Switch Behaviors based on an Event.

integral :: forall t a event. IsEvent event => Field t => Semiring a => (((a -> t) -> t) -> a) -> a -> ABehavior event t -> ABehavior event a -> ABehavior event a

Integrate with respect to some measure of time.

This function approximates the integral using the trapezium rule at the implicit sampling interval.

The Semiring a should be a vector field over the field t. To represent this, the user should provide a grate which lifts a multiplication function on t to a function on a. Simple examples where t ~ a can use the integral' function instead.

integral' :: forall t event. IsEvent event => Field t => t -> ABehavior event t -> ABehavior event t -> ABehavior event t

Integrate with respect to some measure of time.

This function is a simpler version of integral where the function being integrated takes values in the same field used to represent time.

derivative :: forall t a event. IsEvent event => Field t => Ring a => (((a -> t) -> t) -> a) -> ABehavior event t -> ABehavior event a -> ABehavior event a

Differentiate with respect to some measure of time.

This function approximates the derivative using a quotient of differences at the implicit sampling interval.

The Semiring a should be a vector field over the field t. To represent this, the user should provide a grate which lifts a division function on t to a function on a. Simple examples where t ~ a can use the derivative' function.

derivative' :: forall t event. IsEvent event => Field t => ABehavior event t -> ABehavior event t -> ABehavior event t

Differentiate with respect to some measure of time.

This function is a simpler version of derivative where the function being differentiated takes values in the same field used to represent time.

solve :: forall a t. Field t => Semiring a => (((a -> t) -> t) -> a) -> a -> Behavior t -> (Behavior a -> Behavior a) -> Behavior a

Solve a first order differential equation of the form

da/dt = f a

by integrating once (specifying the initial conditions).

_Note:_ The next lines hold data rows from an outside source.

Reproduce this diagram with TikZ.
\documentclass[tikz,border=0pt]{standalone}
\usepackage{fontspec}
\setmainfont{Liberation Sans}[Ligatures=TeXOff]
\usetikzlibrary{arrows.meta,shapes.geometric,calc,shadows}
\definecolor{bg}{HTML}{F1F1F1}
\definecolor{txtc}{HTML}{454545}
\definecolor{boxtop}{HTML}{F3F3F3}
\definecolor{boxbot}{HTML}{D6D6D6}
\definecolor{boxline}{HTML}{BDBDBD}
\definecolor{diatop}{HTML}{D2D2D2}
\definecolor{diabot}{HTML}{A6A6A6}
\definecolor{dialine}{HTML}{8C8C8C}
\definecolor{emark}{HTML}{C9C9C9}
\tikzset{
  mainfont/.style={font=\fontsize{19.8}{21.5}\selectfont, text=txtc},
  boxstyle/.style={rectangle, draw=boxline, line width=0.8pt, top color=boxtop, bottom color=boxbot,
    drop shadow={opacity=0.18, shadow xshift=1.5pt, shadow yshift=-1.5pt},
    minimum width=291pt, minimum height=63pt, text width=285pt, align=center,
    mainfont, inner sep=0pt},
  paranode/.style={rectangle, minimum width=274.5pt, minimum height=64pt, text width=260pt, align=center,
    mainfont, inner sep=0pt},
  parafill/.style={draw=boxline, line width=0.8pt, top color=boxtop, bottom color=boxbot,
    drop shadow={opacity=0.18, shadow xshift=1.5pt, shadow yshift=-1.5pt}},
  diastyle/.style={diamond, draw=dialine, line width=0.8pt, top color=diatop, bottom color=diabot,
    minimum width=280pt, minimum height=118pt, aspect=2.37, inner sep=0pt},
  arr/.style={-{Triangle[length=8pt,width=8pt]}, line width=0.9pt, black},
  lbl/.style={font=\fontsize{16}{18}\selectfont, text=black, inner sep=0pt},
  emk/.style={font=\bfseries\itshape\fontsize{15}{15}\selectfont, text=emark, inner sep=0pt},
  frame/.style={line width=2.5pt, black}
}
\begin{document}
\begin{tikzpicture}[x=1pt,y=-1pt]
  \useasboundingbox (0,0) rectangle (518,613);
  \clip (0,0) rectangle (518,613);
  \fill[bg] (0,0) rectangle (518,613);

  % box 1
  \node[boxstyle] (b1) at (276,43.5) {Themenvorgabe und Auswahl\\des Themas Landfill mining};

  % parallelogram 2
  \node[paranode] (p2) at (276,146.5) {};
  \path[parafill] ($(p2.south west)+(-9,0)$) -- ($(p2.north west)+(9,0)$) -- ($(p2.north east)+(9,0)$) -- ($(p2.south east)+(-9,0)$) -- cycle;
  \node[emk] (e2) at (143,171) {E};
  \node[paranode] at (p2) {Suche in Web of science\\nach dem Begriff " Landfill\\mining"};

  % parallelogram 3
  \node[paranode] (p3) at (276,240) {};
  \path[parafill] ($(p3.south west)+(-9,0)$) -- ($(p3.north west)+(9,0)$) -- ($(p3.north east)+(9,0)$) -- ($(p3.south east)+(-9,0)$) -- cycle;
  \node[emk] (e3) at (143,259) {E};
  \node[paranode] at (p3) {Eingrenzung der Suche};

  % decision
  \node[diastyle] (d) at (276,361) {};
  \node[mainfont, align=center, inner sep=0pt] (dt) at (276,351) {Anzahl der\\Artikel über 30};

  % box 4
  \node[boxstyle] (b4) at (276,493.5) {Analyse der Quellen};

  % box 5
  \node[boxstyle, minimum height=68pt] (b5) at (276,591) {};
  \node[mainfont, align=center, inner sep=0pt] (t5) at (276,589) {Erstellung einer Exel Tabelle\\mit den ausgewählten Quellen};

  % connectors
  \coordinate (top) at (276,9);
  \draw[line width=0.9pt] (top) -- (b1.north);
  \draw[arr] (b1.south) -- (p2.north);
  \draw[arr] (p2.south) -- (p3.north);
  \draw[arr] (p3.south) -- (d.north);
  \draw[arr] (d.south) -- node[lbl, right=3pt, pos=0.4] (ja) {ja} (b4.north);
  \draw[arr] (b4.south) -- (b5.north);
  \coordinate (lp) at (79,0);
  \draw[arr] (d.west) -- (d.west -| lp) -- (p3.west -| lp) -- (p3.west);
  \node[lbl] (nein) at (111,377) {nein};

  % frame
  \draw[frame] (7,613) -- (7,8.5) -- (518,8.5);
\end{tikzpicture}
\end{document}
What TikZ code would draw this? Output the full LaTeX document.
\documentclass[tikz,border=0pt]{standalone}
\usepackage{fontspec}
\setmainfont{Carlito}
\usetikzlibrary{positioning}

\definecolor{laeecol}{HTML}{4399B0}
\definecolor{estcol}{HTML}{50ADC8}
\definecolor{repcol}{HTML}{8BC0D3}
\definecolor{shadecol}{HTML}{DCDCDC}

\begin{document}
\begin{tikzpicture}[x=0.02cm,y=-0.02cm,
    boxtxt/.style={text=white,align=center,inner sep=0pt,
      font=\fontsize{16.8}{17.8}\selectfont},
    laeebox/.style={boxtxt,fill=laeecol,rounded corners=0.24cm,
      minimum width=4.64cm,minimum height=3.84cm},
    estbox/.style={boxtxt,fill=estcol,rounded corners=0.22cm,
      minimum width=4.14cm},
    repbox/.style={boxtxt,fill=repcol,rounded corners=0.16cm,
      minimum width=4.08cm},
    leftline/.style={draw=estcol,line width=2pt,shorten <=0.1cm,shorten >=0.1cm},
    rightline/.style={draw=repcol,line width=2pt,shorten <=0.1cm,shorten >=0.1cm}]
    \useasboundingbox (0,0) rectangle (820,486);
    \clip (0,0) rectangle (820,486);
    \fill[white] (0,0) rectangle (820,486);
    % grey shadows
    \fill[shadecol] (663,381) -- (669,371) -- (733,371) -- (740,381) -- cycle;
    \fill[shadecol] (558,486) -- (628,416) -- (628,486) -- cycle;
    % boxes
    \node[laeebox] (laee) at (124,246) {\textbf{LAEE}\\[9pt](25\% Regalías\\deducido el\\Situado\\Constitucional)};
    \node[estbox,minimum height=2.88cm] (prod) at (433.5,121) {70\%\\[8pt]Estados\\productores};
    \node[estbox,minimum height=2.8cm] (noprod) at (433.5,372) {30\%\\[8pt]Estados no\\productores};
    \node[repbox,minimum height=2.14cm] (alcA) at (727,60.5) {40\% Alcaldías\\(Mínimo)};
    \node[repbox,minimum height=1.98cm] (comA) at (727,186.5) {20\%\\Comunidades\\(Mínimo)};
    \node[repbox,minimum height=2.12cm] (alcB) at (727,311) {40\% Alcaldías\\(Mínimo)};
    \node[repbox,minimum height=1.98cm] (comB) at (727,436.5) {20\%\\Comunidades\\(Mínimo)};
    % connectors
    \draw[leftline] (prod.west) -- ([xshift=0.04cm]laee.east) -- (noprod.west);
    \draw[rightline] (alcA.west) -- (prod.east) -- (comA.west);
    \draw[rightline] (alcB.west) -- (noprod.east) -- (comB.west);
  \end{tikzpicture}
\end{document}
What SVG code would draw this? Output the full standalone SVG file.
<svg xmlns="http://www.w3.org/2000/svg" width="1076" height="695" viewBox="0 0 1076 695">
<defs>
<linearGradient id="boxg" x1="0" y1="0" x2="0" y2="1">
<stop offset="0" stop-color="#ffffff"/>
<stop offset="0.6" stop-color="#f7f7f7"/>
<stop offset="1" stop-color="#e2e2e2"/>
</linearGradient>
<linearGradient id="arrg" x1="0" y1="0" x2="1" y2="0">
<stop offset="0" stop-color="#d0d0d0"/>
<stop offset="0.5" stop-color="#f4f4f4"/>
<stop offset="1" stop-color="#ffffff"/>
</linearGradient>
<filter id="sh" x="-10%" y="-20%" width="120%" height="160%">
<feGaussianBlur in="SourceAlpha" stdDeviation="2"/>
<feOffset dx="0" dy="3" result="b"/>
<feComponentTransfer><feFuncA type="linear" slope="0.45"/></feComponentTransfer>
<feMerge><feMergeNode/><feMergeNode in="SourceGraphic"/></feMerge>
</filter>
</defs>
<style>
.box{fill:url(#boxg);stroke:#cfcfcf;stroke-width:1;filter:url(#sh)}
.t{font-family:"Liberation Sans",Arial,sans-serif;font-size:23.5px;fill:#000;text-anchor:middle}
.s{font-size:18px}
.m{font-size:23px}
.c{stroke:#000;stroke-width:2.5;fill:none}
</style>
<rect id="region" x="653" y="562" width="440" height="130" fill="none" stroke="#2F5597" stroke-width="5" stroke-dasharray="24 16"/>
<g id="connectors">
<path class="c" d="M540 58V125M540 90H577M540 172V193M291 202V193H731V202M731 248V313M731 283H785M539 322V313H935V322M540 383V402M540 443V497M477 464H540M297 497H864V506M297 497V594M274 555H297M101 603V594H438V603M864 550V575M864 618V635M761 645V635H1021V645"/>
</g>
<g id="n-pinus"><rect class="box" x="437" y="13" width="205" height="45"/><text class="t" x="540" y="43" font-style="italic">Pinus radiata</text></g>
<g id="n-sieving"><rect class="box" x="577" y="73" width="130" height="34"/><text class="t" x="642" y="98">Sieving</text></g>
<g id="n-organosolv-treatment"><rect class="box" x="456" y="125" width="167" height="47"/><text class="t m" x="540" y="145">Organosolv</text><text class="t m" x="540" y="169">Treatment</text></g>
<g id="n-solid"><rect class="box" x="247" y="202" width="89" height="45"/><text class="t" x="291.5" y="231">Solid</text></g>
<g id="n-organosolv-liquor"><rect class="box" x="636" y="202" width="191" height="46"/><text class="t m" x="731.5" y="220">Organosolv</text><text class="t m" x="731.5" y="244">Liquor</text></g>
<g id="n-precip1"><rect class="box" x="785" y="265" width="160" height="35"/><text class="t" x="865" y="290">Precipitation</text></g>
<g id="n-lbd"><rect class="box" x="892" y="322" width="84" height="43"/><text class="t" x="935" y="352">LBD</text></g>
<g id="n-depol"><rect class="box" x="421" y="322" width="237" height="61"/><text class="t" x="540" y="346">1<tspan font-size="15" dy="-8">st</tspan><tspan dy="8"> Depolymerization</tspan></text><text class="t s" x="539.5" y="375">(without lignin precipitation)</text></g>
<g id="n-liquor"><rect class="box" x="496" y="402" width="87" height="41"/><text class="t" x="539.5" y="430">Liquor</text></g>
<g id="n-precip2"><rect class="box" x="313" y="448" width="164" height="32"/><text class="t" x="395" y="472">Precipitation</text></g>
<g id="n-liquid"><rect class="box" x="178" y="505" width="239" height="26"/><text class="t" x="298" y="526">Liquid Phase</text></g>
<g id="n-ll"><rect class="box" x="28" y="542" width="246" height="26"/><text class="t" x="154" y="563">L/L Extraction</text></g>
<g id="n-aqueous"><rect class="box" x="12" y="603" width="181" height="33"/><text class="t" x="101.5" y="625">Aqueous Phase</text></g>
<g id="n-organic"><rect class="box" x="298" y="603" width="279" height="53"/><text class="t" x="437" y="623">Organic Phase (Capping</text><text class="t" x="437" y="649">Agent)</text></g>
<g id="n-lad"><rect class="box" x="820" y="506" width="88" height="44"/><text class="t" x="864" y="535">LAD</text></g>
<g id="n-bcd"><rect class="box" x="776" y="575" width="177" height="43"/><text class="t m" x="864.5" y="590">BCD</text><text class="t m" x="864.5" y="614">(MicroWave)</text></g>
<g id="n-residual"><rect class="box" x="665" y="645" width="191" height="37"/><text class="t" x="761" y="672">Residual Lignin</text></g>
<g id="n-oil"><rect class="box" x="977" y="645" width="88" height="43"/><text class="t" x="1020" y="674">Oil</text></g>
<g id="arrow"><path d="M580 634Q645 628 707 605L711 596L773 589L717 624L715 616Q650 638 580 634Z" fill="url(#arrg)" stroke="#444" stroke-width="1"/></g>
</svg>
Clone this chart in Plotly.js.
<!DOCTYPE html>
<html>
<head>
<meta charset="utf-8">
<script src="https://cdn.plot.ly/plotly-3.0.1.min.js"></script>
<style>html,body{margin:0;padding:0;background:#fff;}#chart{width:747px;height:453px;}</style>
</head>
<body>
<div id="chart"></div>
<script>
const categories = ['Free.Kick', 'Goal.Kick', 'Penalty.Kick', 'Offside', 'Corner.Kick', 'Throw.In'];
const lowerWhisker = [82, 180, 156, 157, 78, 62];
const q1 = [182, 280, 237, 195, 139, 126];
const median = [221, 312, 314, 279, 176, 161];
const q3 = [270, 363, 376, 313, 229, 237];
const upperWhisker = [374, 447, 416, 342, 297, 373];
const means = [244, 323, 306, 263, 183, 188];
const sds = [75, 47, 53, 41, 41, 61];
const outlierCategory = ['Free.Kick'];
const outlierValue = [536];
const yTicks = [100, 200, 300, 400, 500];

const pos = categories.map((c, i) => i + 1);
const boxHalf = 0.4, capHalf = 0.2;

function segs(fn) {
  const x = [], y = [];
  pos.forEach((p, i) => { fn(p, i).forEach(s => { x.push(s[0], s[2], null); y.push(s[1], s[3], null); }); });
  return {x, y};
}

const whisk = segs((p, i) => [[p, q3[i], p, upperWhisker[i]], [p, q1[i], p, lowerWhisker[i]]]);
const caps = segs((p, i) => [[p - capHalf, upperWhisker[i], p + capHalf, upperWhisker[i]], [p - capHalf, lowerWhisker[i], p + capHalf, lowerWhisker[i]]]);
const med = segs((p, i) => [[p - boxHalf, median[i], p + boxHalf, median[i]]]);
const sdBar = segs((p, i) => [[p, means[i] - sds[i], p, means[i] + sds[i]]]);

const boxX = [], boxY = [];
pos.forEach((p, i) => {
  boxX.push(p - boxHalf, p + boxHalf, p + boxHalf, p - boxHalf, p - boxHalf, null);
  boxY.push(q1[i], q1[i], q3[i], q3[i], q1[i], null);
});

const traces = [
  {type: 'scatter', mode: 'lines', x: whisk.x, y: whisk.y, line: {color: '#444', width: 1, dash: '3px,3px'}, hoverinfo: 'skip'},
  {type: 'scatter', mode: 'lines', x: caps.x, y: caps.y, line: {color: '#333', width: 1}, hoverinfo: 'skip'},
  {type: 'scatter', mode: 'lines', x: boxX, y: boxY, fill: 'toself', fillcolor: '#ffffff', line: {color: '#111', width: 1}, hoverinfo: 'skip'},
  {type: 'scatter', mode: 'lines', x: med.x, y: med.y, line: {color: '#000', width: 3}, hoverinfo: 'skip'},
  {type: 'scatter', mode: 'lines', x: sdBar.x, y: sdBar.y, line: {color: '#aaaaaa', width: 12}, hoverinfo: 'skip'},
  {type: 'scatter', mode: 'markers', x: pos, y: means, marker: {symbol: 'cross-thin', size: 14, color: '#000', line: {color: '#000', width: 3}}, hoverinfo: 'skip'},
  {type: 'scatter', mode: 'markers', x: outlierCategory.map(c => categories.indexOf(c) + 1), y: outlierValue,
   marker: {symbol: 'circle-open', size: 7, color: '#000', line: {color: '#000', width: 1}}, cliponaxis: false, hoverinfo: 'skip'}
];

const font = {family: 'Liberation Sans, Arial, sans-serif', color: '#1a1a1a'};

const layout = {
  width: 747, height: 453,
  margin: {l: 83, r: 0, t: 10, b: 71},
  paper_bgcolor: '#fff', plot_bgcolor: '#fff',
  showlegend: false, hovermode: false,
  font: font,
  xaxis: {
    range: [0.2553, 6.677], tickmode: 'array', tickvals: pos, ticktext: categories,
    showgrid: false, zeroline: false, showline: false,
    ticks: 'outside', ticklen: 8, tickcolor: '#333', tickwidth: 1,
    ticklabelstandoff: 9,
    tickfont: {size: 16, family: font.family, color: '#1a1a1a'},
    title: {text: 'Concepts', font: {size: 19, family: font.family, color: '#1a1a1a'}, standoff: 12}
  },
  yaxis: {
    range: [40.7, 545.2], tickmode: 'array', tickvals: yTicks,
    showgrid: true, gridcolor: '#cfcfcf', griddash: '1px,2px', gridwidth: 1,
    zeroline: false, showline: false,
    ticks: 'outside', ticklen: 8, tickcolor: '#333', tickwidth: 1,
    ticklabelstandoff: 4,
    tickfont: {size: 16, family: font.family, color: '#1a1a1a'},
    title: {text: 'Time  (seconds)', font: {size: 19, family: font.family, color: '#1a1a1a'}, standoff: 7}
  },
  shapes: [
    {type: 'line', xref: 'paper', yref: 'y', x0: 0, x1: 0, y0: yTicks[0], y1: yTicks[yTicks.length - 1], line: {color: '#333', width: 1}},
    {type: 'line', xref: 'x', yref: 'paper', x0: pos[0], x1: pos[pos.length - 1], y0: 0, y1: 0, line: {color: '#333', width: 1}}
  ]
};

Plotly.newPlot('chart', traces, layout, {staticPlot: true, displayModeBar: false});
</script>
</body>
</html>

For example, the exponential function with growth rate ⍺:

exp = solve' 1.0 Time.seconds (⍺ * _)

solve' :: forall a. Field a => a -> Behavior a -> (Behavior a -> Behavior a) -> Behavior a

Solve a first order differential equation.

This function is a simpler version of solve where the function being integrated takes values in the same field used to represent time.

solve2 :: forall a t. Field t => Semiring a => (((a -> t) -> t) -> a) -> a -> a -> Behavior t -> (Behavior a -> Behavior a -> Behavior a) -> Behavior a

Solve a second order differential equation of the form

d^2a/dt^2 = f a (da/dt)

by integrating twice (specifying the initial conditions).

For example, an (damped) oscillator:

oscillate = solve2' 1.0 0.0 Time.seconds (\x dx -> -⍺ * x - δ * dx)

solve2' :: forall a. Field a => a -> a -> Behavior a -> (Behavior a -> Behavior a -> Behavior a) -> Behavior a

Solve a second order differential equation.

This function is a simpler version of solve2 where the function being integrated takes values in the same field used to represent time.

fixB :: forall a. a -> (ABehavior Event a -> ABehavior Event a) -> ABehavior Event a

Compute a fixed point

animate :: forall scene. ABehavior Event scene -> (scene -> Effect Unit) -> Effect (Effect Unit)

Animate a Behavior by providing a rendering function.